“Heart of Gold,” performed live in 1971 (sorry for the weird and inexplicable first five seconds of this clip)
Today is Neil Young‘s birthday (born 1945). Young seems to make a point of being known as Canadian (there’s the Toronto Maple Leafs patch he prominently displays on his jeans in concert, for starters). His more than forty year long career has always been based in the U.S. But he has never sought American citizenship and lives about half the year in Canada.
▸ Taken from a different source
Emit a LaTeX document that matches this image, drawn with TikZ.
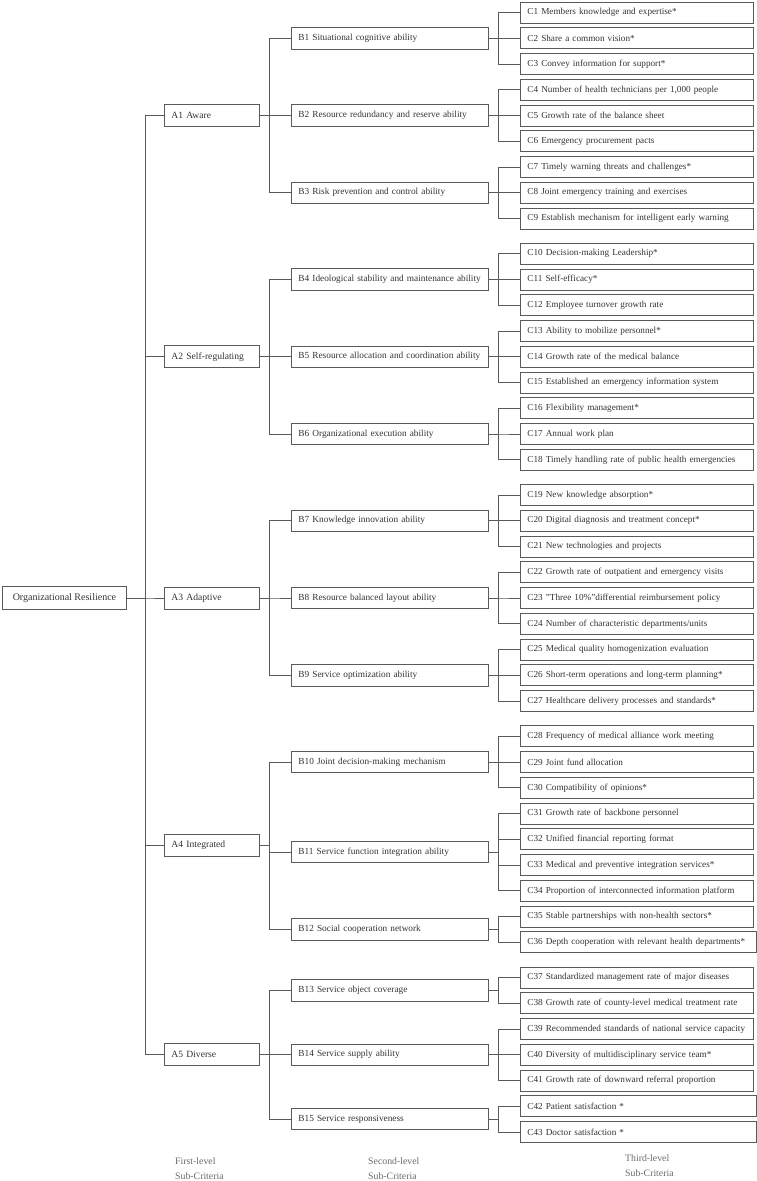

That’s gratifying to know and to say. But it may also be beside the point, as Frye suggests in “Levels of Cultural Identity”:
I suppose that nowhere in the world is there a relationship between two countries even remotely like that of Canada and the United States. The full awareness of this relationship is largely confined to Canada, where it has churned up a great deal of speculation about “the Canadian identity,” the extent to which Canadians may be said to be different from non-Canadians, meaning, ninety percent of the time, Americans. I am not concerned with this approach to the question, which seems to me futile and unreal. A nation’s identity is (not “is in”) its cultural, and culture is a structure with several different levels. On an elementary level there is culture in the sense of custom or life-style: the distinctive way that people eat, dress, talk, marry, play games, produce goods, and the like. On this level culture in Canada, including both English and French Canada, has been practically identical with the northern part of American culture for a long time. This fact is not, in my view, one of any great significance. The time is past when we could speak of the “Americanizing” of this aspect of Canadian life. What faces us now is the homogenizing of the entire world, including the United States, through twentieth-century technology. Today Canadians, like other people, are hardly more Americanized in their lifestyle than they are Japanned or common-marketed.